Life outside the classroom constitutes an important part of college life. At American universities the average student spends less than thirteen hours a week in class. Many Chinese students use their spare time to pick up some extra pocket money. At Yale, one of the most common campus jobs is washing dishes in the dining halls. Virtually all Chinese undergraduates at Yale work part-time in the dining halls at some point in their college years. As they grow in age and sophistication, they upgrade to better-paying and less stressful positions. The more popular and interesting jobs include working as a computer assistant, math homework grader, investment office assistant and lab or research assistant. The latter three often lead to stimulating summer jobs.
Student activities are another prominent feature of American college life. Each week there are countless student-organized events of all sorts - athletic, artistic, cultural, political or social (i.e. just for fun). New student organizations are constantly being created, and Chinese undergrads contribute to this ferment. The year before I went to Yale, they staged Cao Yu's play Leiyu. The whole Chinese undergraduate student body plus some Singaporeans and Chinese-Americans were mobilized to make props, act and persuade their American friends to come to the show, which was entirely in Mandarin. The physics student I mentioned earlier was very active in social life. He was on the Yale solar-car team, took part in a student theatrical performance and studied ballet, which he once demonstrated for us on a dinner table in the dining hall. Sport looms much larger on US campuses than in China.
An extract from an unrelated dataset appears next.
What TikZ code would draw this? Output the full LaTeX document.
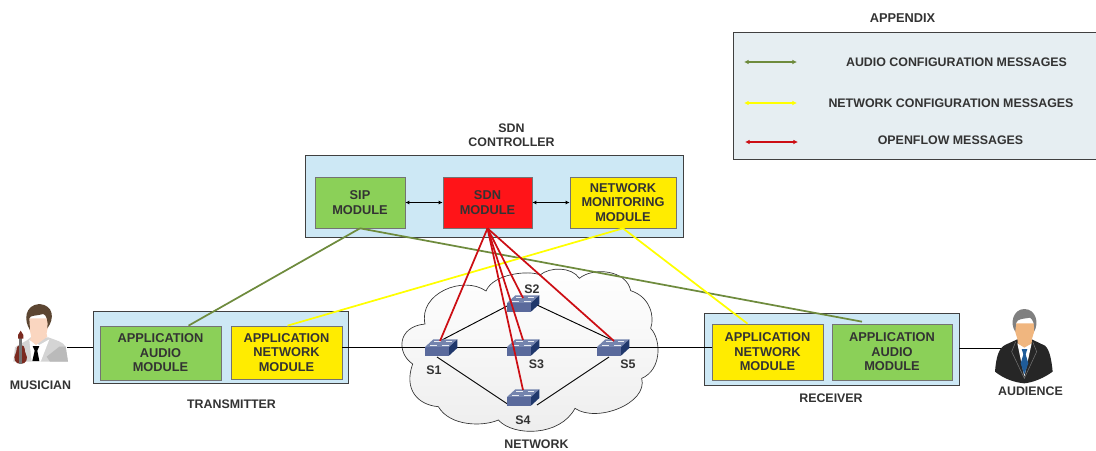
\documentclass[tikz,border=0pt]{standalone}
\usepackage{fontspec}
\setmainfont{Liberation Sans}
\usetikzlibrary{arrows.meta,calc}
\definecolor{txt}{HTML}{333333}
\definecolor{panel}{HTML}{CDE8F5}
\definecolor{modgreen}{HTML}{8BD058}
\definecolor{modred}{HTML}{FF1418}
\definecolor{modyellow}{HTML}{FFEC00}
\definecolor{lgreen}{HTML}{6E8B3D}
\definecolor{lyellow}{HTML}{FFFF00}
\definecolor{lred}{HTML}{CC0E14}
\definecolor{legendbg}{HTML}{E6EEF2}
\definecolor{swfront}{HTML}{5A6A9C}
\definecolor{swtop}{HTML}{7484AE}
\definecolor{swside}{HTML}{20386C}
\definecolor{hairbrown}{HTML}{5C4632}
\definecolor{skin}{HTML}{FAD6C0}
\definecolor{skindark}{HTML}{F0B67F}
\definecolor{violin}{HTML}{7A2A20}
\definecolor{tieblue}{HTML}{1F5C99}
\tikzset{
  sized/.style 2 args={minimum width=#1*0.75pt,minimum height=#2*0.75pt},
  panelbox/.style={draw=black!75,line width=0.6pt,fill=panel,inner sep=0pt},
  modbox/.style={draw=black!55,line width=0.5pt,inner sep=0pt,align=center,text=txt,
    font=\fontsize{9.6}{10.9}\selectfont\bfseries},
  lbl/.style={inner sep=0pt,align=center,text=txt,font=\fontsize{9.3}{10.6}\selectfont\bfseries},
  audio/.style={draw=lgreen,line width=1.3pt},
  netw/.style={draw=lyellow,line width=1.3pt},
  ofl/.style={draw=lred,line width=1.3pt},
  wire/.style={draw=black,line width=0.7pt},
  tips/.style={{Latex[length=3pt,width=3pt]}-{Latex[length=3pt,width=3pt]}},
  bigtips/.style={{Latex[length=3.5pt,width=3.6pt]}-{Latex[length=3.5pt,width=3.6pt]}},
  zoomed/.style 2 args={shift={(#1,#2)},x=0.25pt,y=-0.25pt},
}
% switch icon: #1 = name of the coordinate at the left top corner of the front face
\newcommand{\switchicon}[1]{%
  \begin{scope}[shift={(#1)},x=0.25pt,y=-0.25pt]
    \fill[swtop] (0,0) -- (25,-23) -- (97,-23) -- (72,0) -- cycle;
    \fill[swside] (72,0) -- (97,-23) -- (97,3) -- (72,26) -- cycle;
    \fill[swfront] (0,0) rectangle (72,26);
    \draw[white!85!swtop,line width=0.5pt] (28,-16) -- (48,-16) (62,-16) -- (82,-16) (16,-6) -- (36,-6) (52,-6) -- (72,-6);
  \end{scope}}
\begin{document}
\begin{tikzpicture}[x=0.75pt,y=-0.75pt]
\useasboundingbox (0,0) rectangle (1096,450);

% legend
\fill[legendbg] (733,32) rectangle (1096,159);
\draw[black!75,line width=0.6pt] (1096,32) -- (733,32) -- (733,159) -- (1096,159);
\node[lbl,font=\fontsize{9.6}{11}\selectfont\bfseries] (apx) at (902.5,18) {APPENDIX};
\node[lbl] (la) at (956.5,62.5) {AUDIO CONFIGURATION MESSAGES};
\node[lbl] (ln) at (951,103.5) {NETWORK CONFIGURATION MESSAGES};
\node[lbl] (lo) at (950.5,140) {OPENFLOW MESSAGES};
\coordinate (la1) at (744,62);  \coordinate (la2) at (797,62);
\coordinate (ln1) at (744,103); \coordinate (ln2) at (797,103);
\coordinate (lo1) at (745,142); \coordinate (lo2) at (798,142);
\draw[audio,line width=1pt,bigtips] (la1) -- (la2);
\draw[netw,line width=1pt,bigtips] (ln1) -- (ln2);
\draw[ofl,line width=1pt,bigtips] (lo1) -- (lo2);

% cloud
\begin{scope}[zoomed={390}{220}]
\draw[black!80,line width=0.5pt,top color=white,bottom color=black!7]
  (105,312) .. controls (85,220) and (220,165) .. (288,213)
  .. controls (310,160) and (420,150) .. (450,165)
  .. controls (480,140) and (545,140) .. (568,175)
  .. controls (610,140) and (710,150) .. (722,212)
  .. controls (780,230) and (795,290) .. (782,325)
  .. controls (815,360) and (815,450) .. (755,475)
  .. controls (775,550) and (620,610) .. (555,565)
  .. controls (510,650) and (370,650) .. (325,600)
  .. controls (280,620) and (180,620) .. (145,560)
  .. controls (85,555) and (40,510) .. (68,432)
  .. controls (20,400) and (20,320) .. (105,312) -- cycle;
\end{scope}

% panels
\node[panelbox,sized={378}{82}] (ctrl) at (494,196) {};
\node[panelbox,sized={255}{72}] (tx) at (220.5,347) {};
\node[panelbox,sized={255}{72}] (rx) at (831.5,349) {};

% modules
\node[modbox,fill=modgreen,sized={90}{51}] (sip) at (360,202.5) {SIP\\MODULE};
\node[modbox,fill=modred,sized={89}{51}] (sdn) at (487.5,202.5) {SDN\\MODULE};
\node[modbox,fill=modyellow,sized={106}{51}] (nm) at (623,202.5) {NETWORK\\MONITORING\\MODULE};
\node[modbox,fill=modgreen,sized={121}{54}] (txa) at (160.5,353) {APPLICATION\\AUDIO\\MODULE};
\node[modbox,fill=modyellow,sized={111}{53}] (txn) at (286.5,352.5) {APPLICATION\\NETWORK\\MODULE};
\node[modbox,fill=modyellow,sized={111}{56}] (rxn) at (767.5,352) {APPLICATION\\NETWORK\\MODULE};
\node[modbox,fill=modgreen,sized={120}{56}] (rxa) at (892,352) {APPLICATION\\AUDIO\\MODULE};

% labels
\node[lbl] (ctl) at (511.5,135) {SDN\\CONTROLLER};
\node[lbl] (mus) at (40.5,385) {MUSICIAN};
\node[lbl] (tl) at (231.5,404) {TRANSMITTER};
\node[lbl] (rl) at (831,398) {RECEIVER};
\node[lbl] (aud) at (1030.5,391) {AUDIENCE};
\node[lbl] (net) at (536.5,444.5) {NETWORK};
\node[lbl] (ts1) at (434,370) {S1};
\node[lbl] (ts2) at (532,289) {S2};
\node[lbl] (ts3) at (536.5,364.5) {S3};
\node[lbl] (ts4) at (523,420) {S4};
\node[lbl] (ts5) at (628,364.5) {S5};

% switches
\coordinate (s1) at (425,347);
\coordinate (s2) at (507,303);
\coordinate (s3) at (507,347);
\coordinate (s4) at (507,397);
\coordinate (s5) at (597,347);
\coordinate (mp) at (67,347);
\coordinate (ap) at (1003,348);

% wires
\draw[wire] (mp) -- (tx.west |- mp);
\draw[wire] (rx.east |- ap) -- (ap);
\draw[wire] (txn.east |- s1) -- (rxn.west |- s1);
\draw[wire] ($(s1)+(15,-6)$) -- ($(s2)+(2,2)$);
\draw[wire] ($(s2)+(30,2)$) -- ($(s5)+(17,-6)$);
\draw[wire] ($(s1)+(12,10)$) -- ($(s4)+(2,8)$);
\draw[wire] ($(s4)+(30,8)$) -- ($(s5)+(12,10)$);
\draw[wire,tips] (sip) -- (sdn);
\draw[wire,tips] (sdn) -- (nm);

\switchicon{s1}\switchicon{s2}\switchicon{s3}\switchicon{s4}\switchicon{s5}

% message lines
\draw[audio] (sip.south) -- ($(txa.north)+(28,0)$);
\draw[audio] (sip.south) -- ($(rxa.north)+(-30,-2)$);
\draw[netw] (nm.south) -- ($(txn.north)+(1,0)$);
\draw[netw] (nm.south) -- ($(rxn.north)+(-20,0)$);
\draw[ofl] (sdn.south) -- ($(s1)+(15,-6)$);
\draw[ofl] (sdn.south) -- ($(s2)+(16,-5)$);
\draw[ofl] (sdn.south) -- ($(s3)+(16,-7)$);
\draw[ofl] (sdn.south) -- ($(s4)+(16,-7)$);
\draw[ofl] (sdn.south) -- ($(s5)+(17,-6)$);

% musician
\begin{scope}[zoomed={0}{290}]
\fill[black!17] (45,172) .. controls (60,160) and (80,155) .. (92,142) -- (145,142)
  .. controls (165,150) and (190,155) .. (197,170) -- (204,215) -- (40,215) -- cycle;
\fill[black!27] (140,200) -- (178,170) -- (197,170) -- (204,215) -- (150,215) -- cycle;
\fill[white] (88,150) -- (118,165) -- (148,148) -- (122,215) -- (95,215) -- cycle;
\fill[black] (98,168) -- (118,168) -- (112,182) -- (118,213) -- (97,213) -- (104,182) -- cycle;
\fill[skin] (85,85) .. controls (85,125) and (100,140) .. (90,150) -- (108,165) -- (142,140)
  .. controls (134,130) and (148,110) .. (150,85) -- cycle;
\fill[hairbrown] (90,120) .. controls (70,90) and (75,45) .. (118,42)
  .. controls (160,45) and (165,85) .. (142,115)
  .. controls (145,95) and (140,75) .. (130,72) .. controls (110,78) and (90,75) .. (88,85) -- cycle;
\fill[violin] (62,165) .. controls (45,165) and (52,185) .. (47,190)
  .. controls (38,205) and (45,222) .. (62,222)
  .. controls (79,222) and (86,205) .. (77,190)
  .. controls (72,185) and (79,165) .. (62,165) -- cycle;
\fill[black!55] (58,135) rectangle (67,222);
\fill[violin] (62,122) -- (70,135) -- (70,146) -- (54,146) -- (54,135) -- cycle;
\end{scope}

% audience
\begin{scope}[zoomed={980}{295}]
\fill[black!85] (45,230) .. controls (48,190) and (55,160) .. (75,150) -- (112,133) -- (155,133) -- (195,152)
  .. controls (210,165) and (215,200) .. (218,230)
  .. controls (190,250) and (160,262) .. (133,265)
  .. controls (100,262) and (70,250) .. (45,230) -- cycle;
\fill[white] (112,145) -- (133,155) -- (155,145) -- (133,245) -- cycle;
\fill[tieblue] (125,162) -- (142,162) -- (137,178) -- (145,205) -- (133,238) -- (122,205) -- (130,178) -- cycle;
\draw[black!55,line width=0.4pt] (107,140) -- (95,170) -- (133,250) -- (170,170) -- (158,140);
\fill[skindark] (103,85) .. controls (103,120) and (115,125) .. (113,145) -- (133,158) -- (155,145)
  .. controls (153,125) and (165,120) .. (165,85) -- cycle;
\fill[black!50] (106,110) .. controls (88,85) and (100,42) .. (133,42)
  .. controls (168,42) and (178,85) .. (162,110)
  .. controls (165,90) and (160,75) .. (150,68) .. controls (130,72) and (112,70) .. (108,85) -- cycle;
\end{scope}
\end{tikzpicture}
\end{document}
At Yale, intramural sports from soccer to water polo take place all year long; hence athletic talent is a real social asset. One of the Chinese students at Yale several years ago was a versatile sportsman. His athletic talents and enthusiastic participation in sporting events, combined with his other fine qualities, made him a popular figure in his residential college. Years after his graduation, his teachers and friends at Yale still remember him with great fondness.
Of course not all Chinese undergraduates in the US cut such prominent figures on campus. At Yale, plenty of Chinese students are like me, content with finishing their homework and using the rest of the time for relaxation and recreation. Many evenings were chattered away in the library,swhereswe clustered around a table supposedly to "study" together. True to our upbringing, we Chinese Yalies marked all our important events and holidays (welcoming new students, Christmas and Chinese New Year, saying farewell to graduates) with a banquet, usually in an Asian restaurant. And though Chinese students don't drink as much as their American peers, late night carousing is no rarity.